There were parts of the credit card reform bill which were needed and should have been passed long ago. In fact, if Congress were not a bunch of mangy no-good critters, these reforms would have been incorporated into bankruptcy reform in 2005. Practices such as changing payment dates, raising rates for payments one day late and then charging consumers $5-$10 to process their payments electronically were outrageous violations of fair business practice and should NEVER have been allowed. Oh, sure, you can get a customer to pay you $10 for the favor of electronically processing his payment if the alternative is a late charge of $40, but the practice is unconscionable. Processing electronic payments is the cheapest way to get your money. And I'm sorry, but the cost of processing payments is really a part of account servicing costs and has to be figured into original account terms. IMO no creditor should be allowed to charge a penny to process a payment
But the reality is that revolving consumer debt is not at all the same as fixed debt. The cost of funds keeps changing and can't be compensated for at the time the credit line is granted; nor can credit risk be accurately gauged at the time the credit line is granted.
So what Congress did when it forbade "retroactive" rate increases was to throw even people with good credit into the barrel with people with bad credit; a good credit rating combined with controlled spending has abruptly ceased to have that much correlation with credit risk on credit card portfolios figured over a longer time. Therefore most people are being charged considerably more to finance spending with credit cards.
Might as well put the money in the Christmas club
since it pays as well as CD's.
I know Kmart's is still alive and well.
Seriously, this is a return to the spending habits of a few decades ago, and retailers that get out ahead of this will do much better than those who don't.
The ability to securitize credit card debt is not really that good any more, so another avenue has to be found.
There are other shopping cart services that will assist small online retailers with this.

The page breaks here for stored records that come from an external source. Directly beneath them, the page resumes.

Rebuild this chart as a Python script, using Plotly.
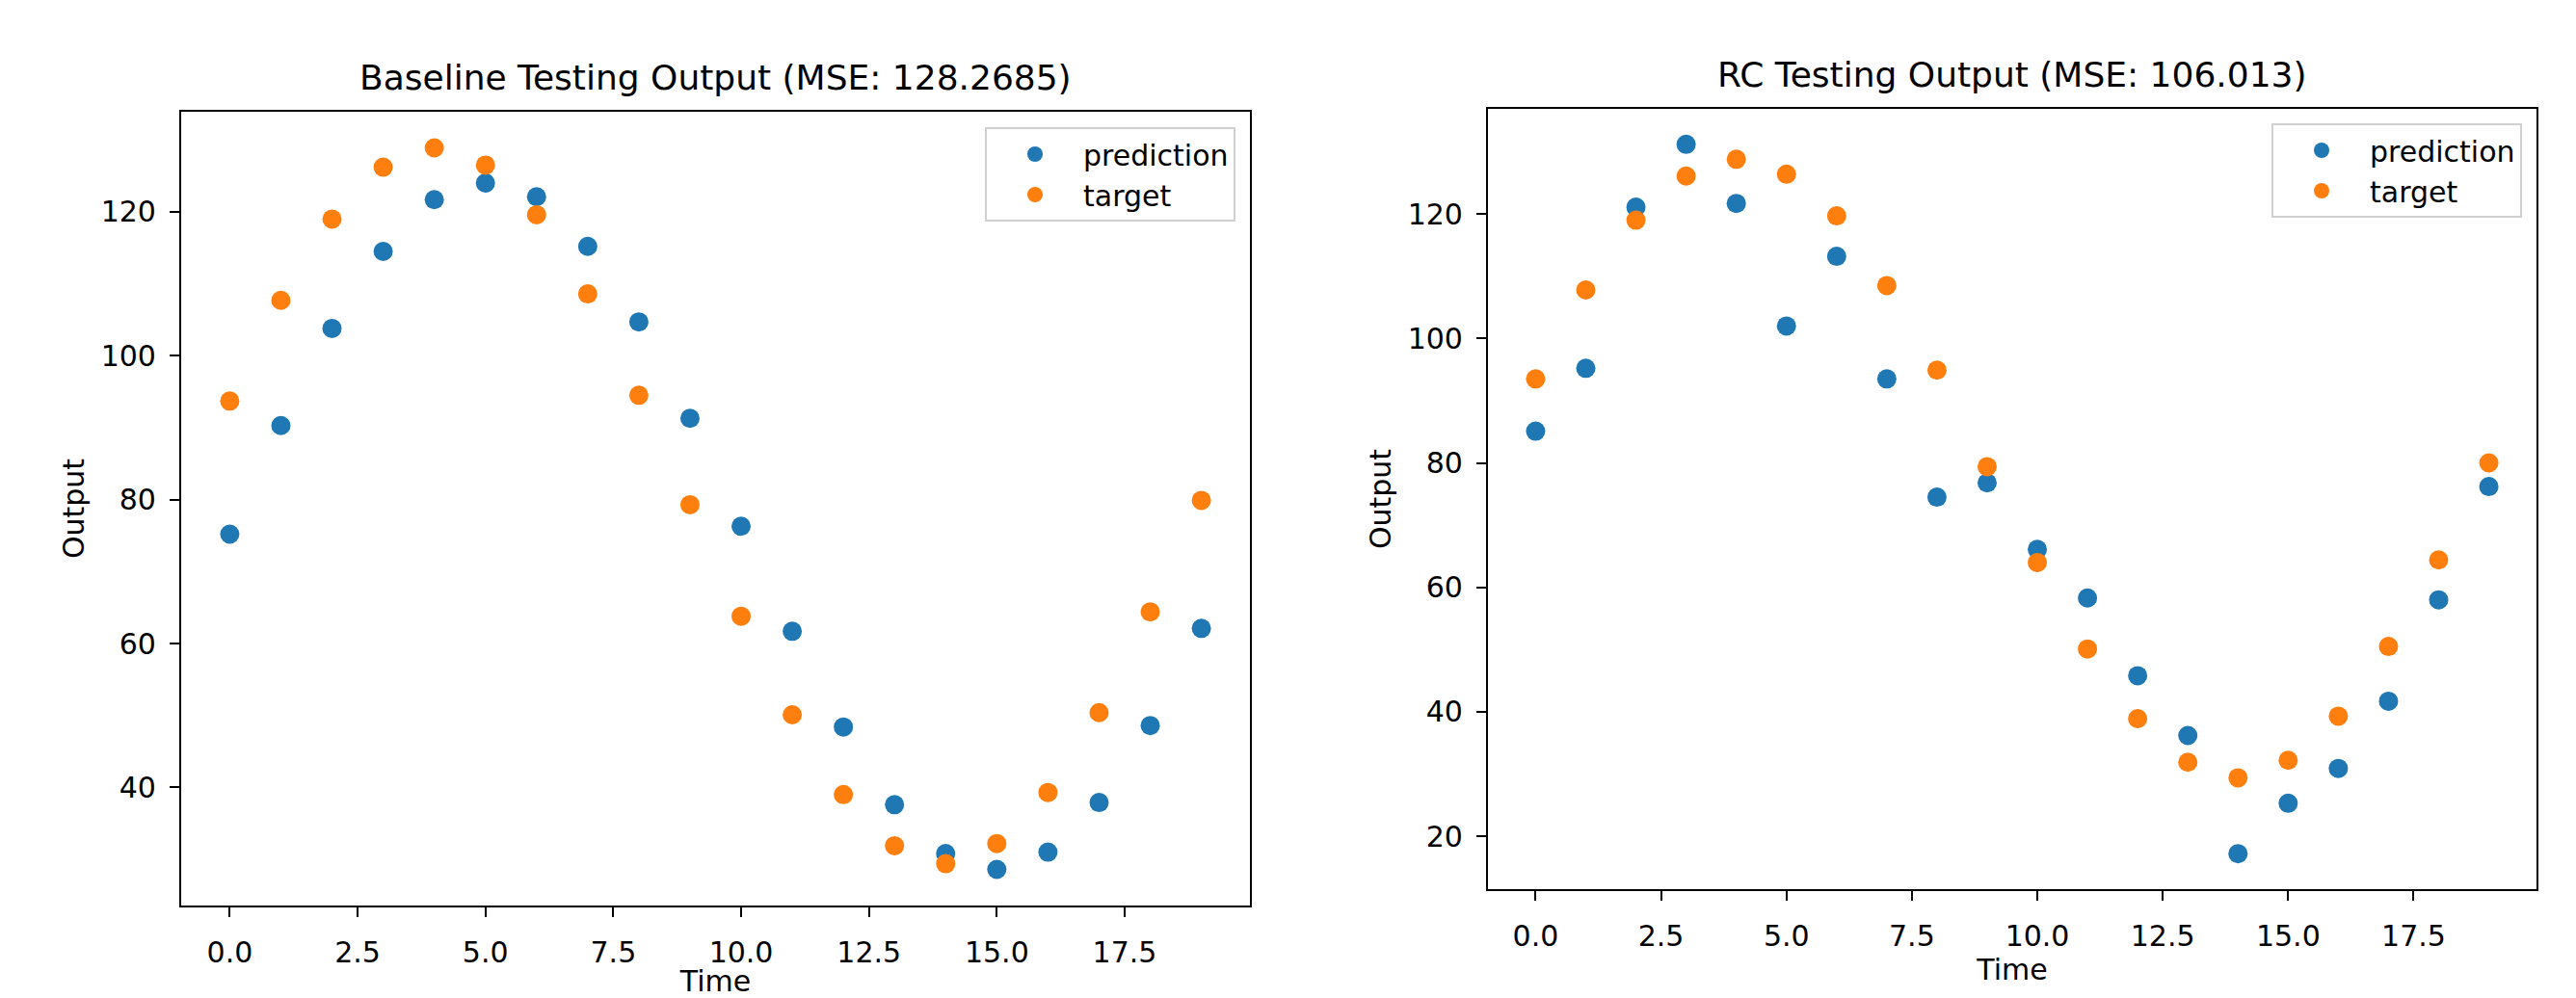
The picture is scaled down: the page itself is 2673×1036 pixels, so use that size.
import plotly.graph_objects as go

# ---------------- data ----------------
time = [0, 1, 2, 3, 4, 5, 6, 7, 8, 9, 10, 11, 12, 13, 14, 15, 16, 17, 18, 19]

baseline_pred = [75.2, 90.3, 103.8, 114.5, 121.7, 124.0, 122.1, 115.2, 104.7, 91.3,
                 76.3, 61.7, 48.4, 37.6, 30.8, 28.6, 31.0, 37.9, 48.6, 62.1]
baseline_target = [93.7, 107.7, 119.0, 126.2, 128.9, 126.5, 119.6, 108.6, 94.5, 79.3,
                   63.8, 50.1, 39.0, 31.9, 29.4, 32.2, 39.3, 50.4, 64.4, 79.9]

rc_pred = [85.1, 95.2, 121.1, 131.2, 121.7, 102.0, 113.2, 93.5, 74.5, 76.8,
           66.1, 58.3, 45.8, 36.2, 17.2, 25.3, 30.9, 41.7, 58.0, 76.2]
rc_target = [93.5, 107.8, 119.0, 126.1, 128.8, 126.4, 119.7, 108.5, 94.9, 79.4,
             64.0, 50.1, 38.9, 31.9, 29.4, 32.2, 39.3, 50.5, 64.4, 80.0]

series_names = ["prediction", "target"]
titles = ["Baseline Testing Output (MSE: 128.2685)", "RC Testing Output (MSE: 106.013)"]
x_label = "Time"
y_label = "Output"
x_tick_vals = [0, 2.5, 5, 7.5, 10, 12.5, 15, 17.5]
x_tick_text = ["0.0", "2.5", "5.0", "7.5", "10.0", "12.5", "15.0", "17.5"]

# ---------------- style ----------------
W, H = 2673, 1036
BLUE = "#1f77b4"
ORANGE = "#ff7f0e"
FONT = "DejaVu Sans"
TICK_FS = 30
TITLE_FS = 36
MSIZE = 20


def padded(vals):
    lo, hi = min(vals), max(vals)
    m = (hi - lo) * 0.05
    return [lo - m, hi + m]


def px_x(p):
    return p / W


def px_y(p):
    return 1 - p / H


# axes boxes in pixels: (left, right, top, bottom)
boxes = [(188, 1297, 116, 940), (1544, 2632, 113, 923)]
legend_pos = [(1282, 132), (2617, 128)]

fig = go.Figure()

panels = [(baseline_pred, baseline_target), (rc_pred, rc_target)]
for i, (pred, targ) in enumerate(panels):
    sfx = "" if i == 0 else str(i + 1)
    leg = "legend" if i == 0 else "legend%d" % (i + 1)
    for vals, name, col in [(pred, series_names[0], BLUE), (targ, series_names[1], ORANGE)]:
        fig.add_trace(go.Scatter(
            x=time, y=vals, mode="markers", name=name,
            marker=dict(color=col, size=MSIZE, line=dict(width=0)),
            xaxis="x" + sfx, yaxis="y" + sfx, legend=leg,
        ))

layout = dict(
    width=W, height=H,
    margin=dict(l=0, r=0, t=0, b=0),
    paper_bgcolor="white", plot_bgcolor="white",
    font=dict(family=FONT, size=TICK_FS, color="black"),
    showlegend=True,
    annotations=[],
)

for i, (pred, targ) in enumerate(panels):
    sfx = "" if i == 0 else str(i + 1)
    l, r, t, b = boxes[i]
    common = dict(
        showline=True, linecolor="black", linewidth=2.2, mirror=True,
        ticks="outside", ticklen=10, tickwidth=2.2, tickcolor="black",
        showgrid=False, zeroline=False, automargin=False,
        tickfont=dict(family=FONT, size=TICK_FS, color="black"),
    )
    layout["xaxis" + sfx] = dict(
        domain=[px_x(l), px_x(r)], anchor="y" + sfx,
        range=padded(time), tickvals=x_tick_vals, ticktext=x_tick_text,
        title=dict(text=x_label, font=dict(family=FONT, size=TICK_FS, color="black"), standoff=2),
        ticklabelstandoff=11,
        **common,
    )
    layout["yaxis" + sfx] = dict(
        domain=[px_y(b), px_y(t)], anchor="x" + sfx,
        range=padded(pred + targ), tick0=0, dtick=20,
        title=dict(text=y_label, font=dict(family=FONT, size=TICK_FS, color="black"), standoff=8),
        ticklabelstandoff=8,
        **common,
    )
    lx, ly = legend_pos[i]
    layout["legend" if i == 0 else "legend%d" % (i + 1)] = dict(
        x=px_x(lx), y=px_y(ly), xanchor="right", yanchor="top",
        xref="paper", yref="paper",
        bgcolor="rgba(255,255,255,0.8)", bordercolor="#d0d0d0", borderwidth=2,
        font=dict(family=FONT, size=TICK_FS, color="black"),
        itemwidth=90, tracegroupgap=0, itemsizing="trace",
    )
    layout["annotations"].append(dict(
        text=titles[i], x=(px_x(l) + px_x(r)) / 2, y=px_y(t),
        xref="paper", yref="paper", xanchor="center", yanchor="bottom",
        yshift=13, showarrow=False,
        font=dict(family=FONT, size=TITLE_FS, color="black"),
    ))

fig.update_layout(**layout)
fig.write_html(
    "out.html",
    config={"displayModeBar": False},
    post_script="document.body.style.margin='0';document.body.style.overflow='hidden';",
)
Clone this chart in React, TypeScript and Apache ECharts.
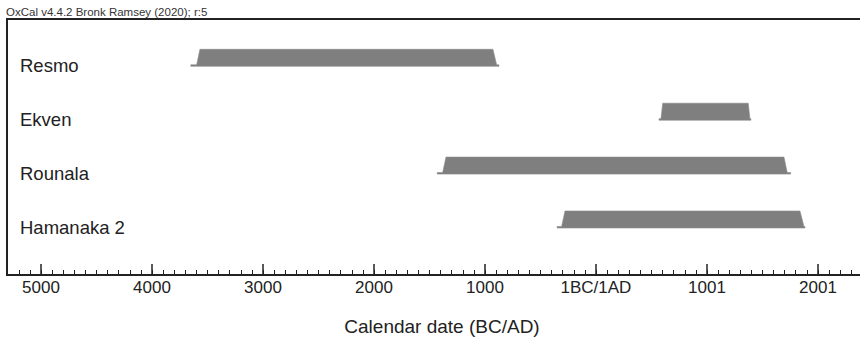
import React, { useEffect, useRef } from "react";
import * as echarts from "echarts";

const names = ["Resmo", "Ekven", "Rounala", "Hamanaka 2"];
// calendar years, 0 = 1BC/1AD boundary, negative = BC
const outerStart = [-3650, 568, -1430, -350];
const rampStart = [-3597, 586, -1381, -309];
const innerStart = [-3568, 601, -1351, -279];
const innerEnd = [-928, 1372, 1694, 1838];
const rampEnd = [-895, 1387, 1723, 1874];
const outerEnd = [-874, 1396, 1754, 1883];

const majorTicks = [-5000, -4000, -3000, -2000, -1000, 0, 1000, 2000];
const minorTicks: number[] = [];
for (let v = -5300; v <= 2500; v += 100) minorTicks.push(v);

const X_MIN = -5306;
const X_MAX = 2532;
const FONT = "'Liberation Sans', Arial, Helvetica, sans-serif";

function fmtYear(v: number): string {
  if (v === 0) return "1BC/1AD";
  if (v < 0) return String(-v);
  return String(v + 1);
}

export default function App() {
  const ref = useRef<HTMLDivElement>(null);
  useEffect(() => {
    document.body.style.margin = "0";
    if (!ref.current) return;
    const chart = echarts.init(ref.current, undefined, { renderer: "svg" });
    const data = names.map((n, i) => [
      i,
      outerStart[i],
      rampStart[i],
      innerStart[i],
      innerEnd[i],
      rampEnd[i],
      outerEnd[i],
    ]);
    chart.setOption({
      animation: false,
      title: {
        text: "OxCal v4.4.2 Bronk Ramsey (2020); r:5",
        left: 6,
        top: 6,
        padding: 0,
        textStyle: { fontSize: 11.5, fontWeight: "normal", color: "#333", fontFamily: FONT },
      },
      grid: {
        left: 7,
        top: 19,
        width: 870,
        height: 256,
        outerBoundsMode: "none",
        containLabel: false,
        show: true,
        borderWidth: 2,
        borderColor: "#222",
        backgroundColor: "#fff",
      },
      xAxis: [
        {
          type: "value",
          min: X_MIN,
          max: X_MAX,
          position: "bottom",
          name: "Calendar date (BC/AD)",
          nameLocation: "middle",
          nameGap: 42,
          nameTextStyle: { fontSize: 19, color: "#222", fontFamily: FONT },
          splitLine: { show: false },
          axisLine: { show: true, onZero: false, lineStyle: { color: "#222", width: 2 } },
          axisTick: {
            show: true,
            inside: true,
            length: 11,
            customValues: majorTicks,
            lineStyle: { color: "#222", width: 1.5 },
          },
          axisLabel: {
            show: true,
            customValues: majorTicks,
            margin: 4,
            fontSize: 17,
            color: "#222",
            fontFamily: FONT,
            formatter: (v: number) => fmtYear(v),
          },
        },
        {
          type: "value",
          min: X_MIN,
          max: X_MAX,
          position: "bottom",
          splitLine: { show: false },
          axisLine: { show: false, onZero: false },
          axisLabel: { show: false },
          axisTick: {
            show: true,
            inside: true,
            length: 5,
            customValues: minorTicks,
            lineStyle: { color: "#222", width: 1 },
          },
        },
      ],
      yAxis: {
        type: "value",
        min: -0.72,
        max: 4.03,
        inverse: true,
        show: false,
      },
      series: [
        {
          type: "custom",
          xAxisIndex: 0,
          yAxisIndex: 0,
          data,
          encode: { x: [1, 6], y: 0 },
          renderItem: (params: any, api: any) => {
            const row = api.value(0);
            const half = 8.5;
            const tail = 1.5;
            const pA = api.coord([api.value(1), row]);
            const pB = api.coord([api.value(2), row]);
            const pC = api.coord([api.value(3), row]);
            const pD = api.coord([api.value(4), row]);
            const pE = api.coord([api.value(5), row]);
            const pF = api.coord([api.value(6), row]);
            const cy = pA[1];
            const top = cy - half;
            const bot = cy + half;
            return {
              type: "group",
              children: [
                {
                  type: "polygon",
                  shape: {
                    points: [
                      [pA[0], bot],
                      [pA[0], bot - tail],
                      [pB[0], bot - tail],
                      [pC[0], top],
                      [pD[0], top],
                      [pE[0], bot - tail],
                      [pF[0], bot - tail],
                      [pF[0], bot],
                    ],
                  },
                  style: { fill: "#7f7f7f", stroke: "#8a8a8a", lineWidth: 0.6 },
                },
                {
                  type: "text",
                  x: params.coordSys.x + 13,
                  y: cy + 8,
                  style: {
                    text: names[row],
                    fontSize: 18.5,
                    fontFamily: FONT,
                    fill: "#222",
                    align: "left",
                    verticalAlign: "middle",
                  },
                },
              ],
            };
          },
        },
      ],
    });
    return () => chart.dispose();
  }, []);
  return <div ref={ref} style={{ width: 860, height: 338 }} />;
}
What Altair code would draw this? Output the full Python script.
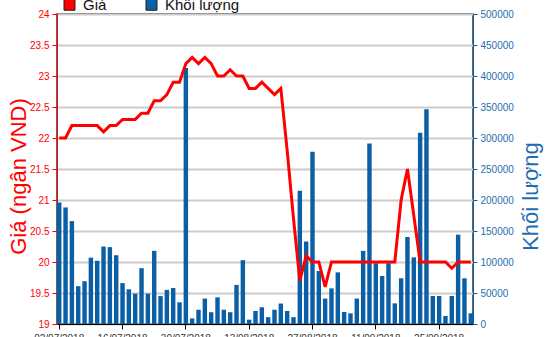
import altair as alt
import pandas as pd

jul = ["02","03","04","05","06","09","10","11","12","13","16","17","18","19","20","23","24","25","26","27","30","31"]
aug = ["01","02","03","06","07","08","09","10","13","14","15","16","17","20","21","22","23","24","27","28","29","30","31"]
sep = ["04","05","06","07","10","11","12","13","14","17","18","19","20","21","24","25","26","27","28"]
oct_ = ["01","02"]
dates = ([f"{d}/07/2018" for d in jul] + [f"{d}/08/2018" for d in aug]
         + [f"{d}/09/2018" for d in sep] + [f"{d}/10/2018" for d in oct_])

price = [22.0, 22.0, 22.2, 22.2, 22.2, 22.2, 22.2, 22.1, 22.2, 22.2,
         22.3, 22.3, 22.3, 22.4, 22.4, 22.6, 22.6, 22.7, 22.9, 22.9,
         23.2, 23.3, 23.2, 23.3, 23.2, 23.0, 23.0, 23.1, 23.0, 23.0,
         22.8, 22.8, 22.9, 22.8, 22.7, 22.8, 21.8, 20.7, 19.7, 20.1,
         20.0, 20.0, 19.6, 20.0, 20.0, 20.0, 20.0, 20.0, 20.0, 20.0,
         20.0, 20.0, 20.0, 20.0, 21.0, 21.5, 20.75, 20.0, 20.0, 20.0,
         20.0, 20.0, 19.9, 20.0, 20.0, 20.0]

volume = [196000, 188000, 166000, 61000, 69000, 107000, 102000, 125000, 124000, 111000,
          66000, 56000, 49000, 90000, 49000, 118000, 45000, 55000, 58000, 35000,
          413000, 9000, 23000, 41000, 19000, 43000, 23000, 19000, 63000, 103000,
          7000, 21000, 27000, 11000, 23000, 33000, 21000, 11000, 215000, 133000,
          278000, 85500, 41000, 57500, 83300, 19400, 17200, 41000, 118000, 291000,
          98000, 77400, 98000, 33300, 73700, 140300, 107500, 308600, 346200, 45200,
          45200, 12900, 45200, 144100, 73700, 17200]

tick_dates = ["02/07/2018", "16/07/2018", "30/07/2018", "13/08/2018",
              "27/08/2018", "11/09/2018", "25/09/2018"]
price_ticks = [19, 19.5, 20, 20.5, 21, 21.5, 22, 22.5, 23, 23.5, 24]
vol_ticks = list(range(0, 500001, 50000))
series_names = ["Giá", "Khối lượng"]

RED = "#ff0000"
BLUE = "#0b5fa5"
BLUE_TXT = "#1f6eb0"
FONT = "Liberation Sans"

df = pd.DataFrame({"date": dates, "price": price, "volume": volume})

x = alt.X("date:O", sort=None,
          scale=alt.Scale(paddingInner=0.3, paddingOuter=0),
          axis=alt.Axis(values=tick_dates, title=None, labelAngle=0, tickSize=5,
                        domainColor="#000", tickColor="#000", labelColor="#333",
                        labelFontSize=10, labelFont=FONT, grid=False, bandPosition=0.5,
                        labelPadding=4))

bars = alt.Chart(df).transform_calculate(series="'Khối lượng'").mark_bar().encode(
    x=x,
    y=alt.Y("volume:Q",
            scale=alt.Scale(domain=[0, 500000], nice=False),
            axis=alt.Axis(orient="right", values=vol_ticks, format="d", grid=False,
                          title="Khối lượng", titleColor=BLUE_TXT, titleFontSize=22,
                          titleFont=FONT, titleFontWeight="normal", titleAngle=-90,
                          titleAlign="center", titleBaseline="alphabetic",
                          titleX=64, titleY=182,
                          labelColor=BLUE_TXT, labelFontSize=10, labelFont=FONT,
                          domainColor="#1060a0", tickColor="#1060a0", tickSize=4,
                          labelPadding=3)),
    color=alt.Color("series:N",
                    scale=alt.Scale(domain=series_names, range=[RED, BLUE]),
                    legend=alt.Legend(title=None, orient="none", legendX=5, legendY=-17,
                                      direction="horizontal", symbolType="square",
                                      symbolSize=121, symbolStrokeColor="#222",
                                      symbolStrokeWidth=1, labelFontSize=15,
                                      labelFont=FONT, labelColor="#111",
                                      labelOffset=6, columnPadding=37, padding=0)),
)

line = alt.Chart(df).mark_line(color=RED, strokeWidth=3).encode(
    x=x,
    y=alt.Y("price:Q",
            scale=alt.Scale(domain=[19, 24], nice=False, zero=False),
            axis=alt.Axis(orient="left", values=price_ticks, format="~g", grid=True,
                          gridColor="#cccccc", gridWidth=2,
                          title="Giá (ngân VND)", titleColor=RED, titleFontSize=22,
                          titleFont=FONT, titleFontWeight="normal", titleAngle=-90,
                          titleAlign="center", titleBaseline="alphabetic",
                          titleX=-32, titleY=162,
                          labelColor=RED, labelFontSize=10, labelFont=FONT,
                          domainColor=RED, tickColor=RED, tickSize=5,
                          labelPadding=3)),
)

chart = alt.layer(bars, line).resolve_scale(y="independent").properties(
    width=416, height=310,
    padding={"left": 57, "top": 14, "right": 77, "bottom": 13},
    autosize=alt.AutoSizeParams(type="none"),
).configure_view(stroke="#333", strokeWidth=1.5)

chart.save("out.html", embed_options={"renderer": "svg", "actions": False})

My guess is that somebody eventually will figure out how to securitize the operation, but for now the retailer just takes the slower cash flow and the risk of default. It does make sense for some business models to do it that way.
I suggest that you replace the phrase "Congress keeps reforming" with "Congress keeps meddling."
Also, one way to view the new rules against the credit card issuers is that Congress is outlawing good faith.
If only the Contracts clause of the Constitution had not been killed by the New Deal much of this problem would not exist. I'd like someone to sit on every Congressctritter's shoulder whispering "The Founders knew better, the Founders knew better." And when the Critter started to doubt, the little someone on the shoulder would get heavier and heavier ...
JohnB - That's part of the problem. When your return on savings is less than inflation (just about to happen), any consumer who can pays down debt because it gives a much better return. But this contracts the money supply and inserts a deflationary element into the economy that is somewhat intractable.